↓

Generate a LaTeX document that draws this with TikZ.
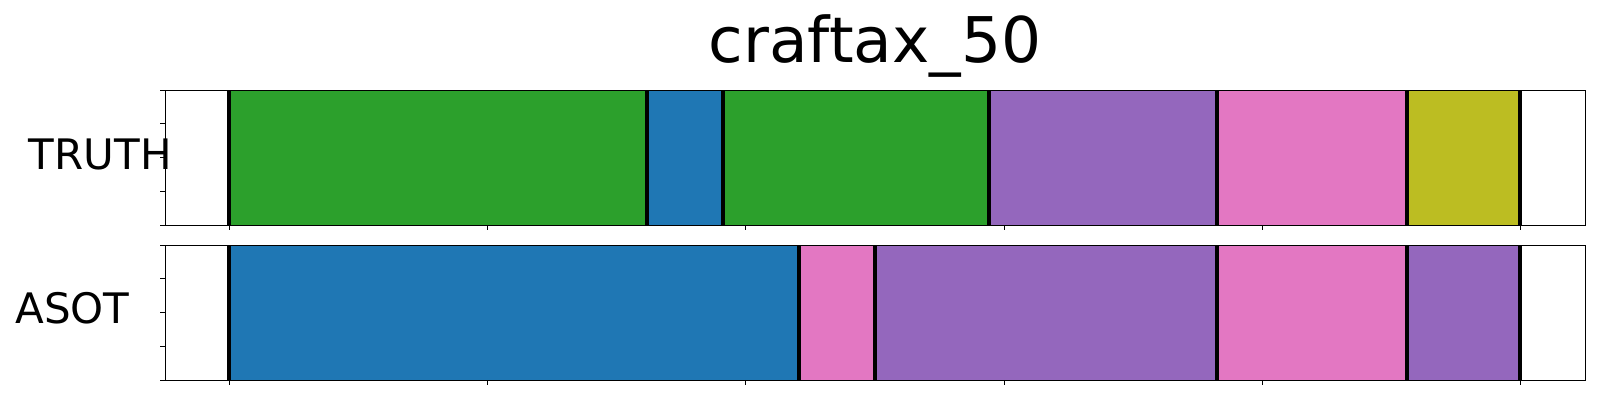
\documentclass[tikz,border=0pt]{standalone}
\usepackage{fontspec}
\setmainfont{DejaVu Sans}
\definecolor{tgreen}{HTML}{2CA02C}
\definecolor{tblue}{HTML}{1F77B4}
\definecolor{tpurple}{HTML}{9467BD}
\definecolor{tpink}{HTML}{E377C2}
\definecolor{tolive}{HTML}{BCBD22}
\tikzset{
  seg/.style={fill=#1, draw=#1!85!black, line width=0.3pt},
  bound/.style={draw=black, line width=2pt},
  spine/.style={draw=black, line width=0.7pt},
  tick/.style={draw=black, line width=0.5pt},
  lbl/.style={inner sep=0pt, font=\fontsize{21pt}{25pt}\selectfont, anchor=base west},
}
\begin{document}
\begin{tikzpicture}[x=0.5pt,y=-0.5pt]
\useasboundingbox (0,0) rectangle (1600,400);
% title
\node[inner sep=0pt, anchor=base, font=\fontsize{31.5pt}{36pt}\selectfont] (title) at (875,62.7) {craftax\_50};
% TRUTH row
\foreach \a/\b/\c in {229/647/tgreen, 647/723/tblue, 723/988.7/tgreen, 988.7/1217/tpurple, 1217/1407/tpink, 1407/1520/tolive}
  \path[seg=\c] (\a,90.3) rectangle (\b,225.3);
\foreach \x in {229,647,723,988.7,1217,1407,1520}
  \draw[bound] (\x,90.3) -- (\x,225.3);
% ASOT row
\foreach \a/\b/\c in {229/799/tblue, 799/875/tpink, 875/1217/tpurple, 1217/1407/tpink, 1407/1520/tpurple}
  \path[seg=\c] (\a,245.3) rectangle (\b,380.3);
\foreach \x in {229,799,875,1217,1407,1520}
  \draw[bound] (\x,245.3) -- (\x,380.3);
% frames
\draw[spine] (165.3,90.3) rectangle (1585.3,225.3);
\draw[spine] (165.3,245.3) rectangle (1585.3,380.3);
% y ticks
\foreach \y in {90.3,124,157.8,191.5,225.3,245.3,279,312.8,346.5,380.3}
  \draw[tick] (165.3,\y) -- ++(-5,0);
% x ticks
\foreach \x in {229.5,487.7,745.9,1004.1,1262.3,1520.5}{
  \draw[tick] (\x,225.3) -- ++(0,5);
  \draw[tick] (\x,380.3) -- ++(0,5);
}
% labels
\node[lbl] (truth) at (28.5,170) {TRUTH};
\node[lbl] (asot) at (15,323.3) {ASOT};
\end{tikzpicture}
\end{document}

↑

Write out the listing word for word, omitting the pictures it holds.

Generate a LaTeX document that draws this with TikZ.
\documentclass[tikz,border=0pt]{standalone}
\usepackage{fontspec}
\setmainfont{DejaVu Sans}
\definecolor{tgreen}{HTML}{2CA02C}
\definecolor{tblue}{HTML}{1F77B4}
\definecolor{tpurple}{HTML}{9467BD}
\definecolor{tpink}{HTML}{E377C2}
\definecolor{tolive}{HTML}{BCBD22}
\tikzset{
  seg/.style={fill=#1, draw=#1!85!black, line width=0.3pt},
  bound/.style={draw=black, line width=2pt},
  spine/.style={draw=black, line width=0.7pt},
  tick/.style={draw=black, line width=0.5pt},
  lbl/.style={inner sep=0pt, font=\fontsize{21pt}{25pt}\selectfont, anchor=base west},
}
\begin{document}
\begin{tikzpicture}[x=0.5pt,y=-0.5pt]
\useasboundingbox (0,0) rectangle (1600,400);
% title
\node[inner sep=0pt, anchor=base, font=\fontsize{31.5pt}{36pt}\selectfont] (title) at (875,62.7) {craftax\_50};
% TRUTH row
\foreach \a/\b/\c in {229/647/tgreen, 647/723/tblue, 723/988.7/tgreen, 988.7/1217/tpurple, 1217/1407/tpink, 1407/1520/tolive}
  \path[seg=\c] (\a,90.3) rectangle (\b,225.3);
\foreach \x in {229,647,723,988.7,1217,1407,1520}
  \draw[bound] (\x,90.3) -- (\x,225.3);
% ASOT row
\foreach \a/\b/\c in {229/799/tblue, 799/875/tpink, 875/1217/tpurple, 1217/1407/tpink, 1407/1520/tpurple}
  \path[seg=\c] (\a,245.3) rectangle (\b,380.3);
\foreach \x in {229,799,875,1217,1407,1520}
  \draw[bound] (\x,245.3) -- (\x,380.3);
% frames
\draw[spine] (165.3,90.3) rectangle (1585.3,225.3);
\draw[spine] (165.3,245.3) rectangle (1585.3,380.3);
% y ticks
\foreach \y in {90.3,124,157.8,191.5,225.3,245.3,279,312.8,346.5,380.3}
  \draw[tick] (165.3,\y) -- ++(-5,0);
% x ticks
\foreach \x in {229.5,487.7,745.9,1004.1,1262.3,1520.5}{
  \draw[tick] (\x,225.3) -- ++(0,5);
  \draw[tick] (\x,380.3) -- ++(0,5);
}
% labels
\node[lbl] (truth) at (28.5,170) {TRUTH};
\node[lbl] (asot) at (15,323.3) {ASOT};
\end{tikzpicture}
\end{document}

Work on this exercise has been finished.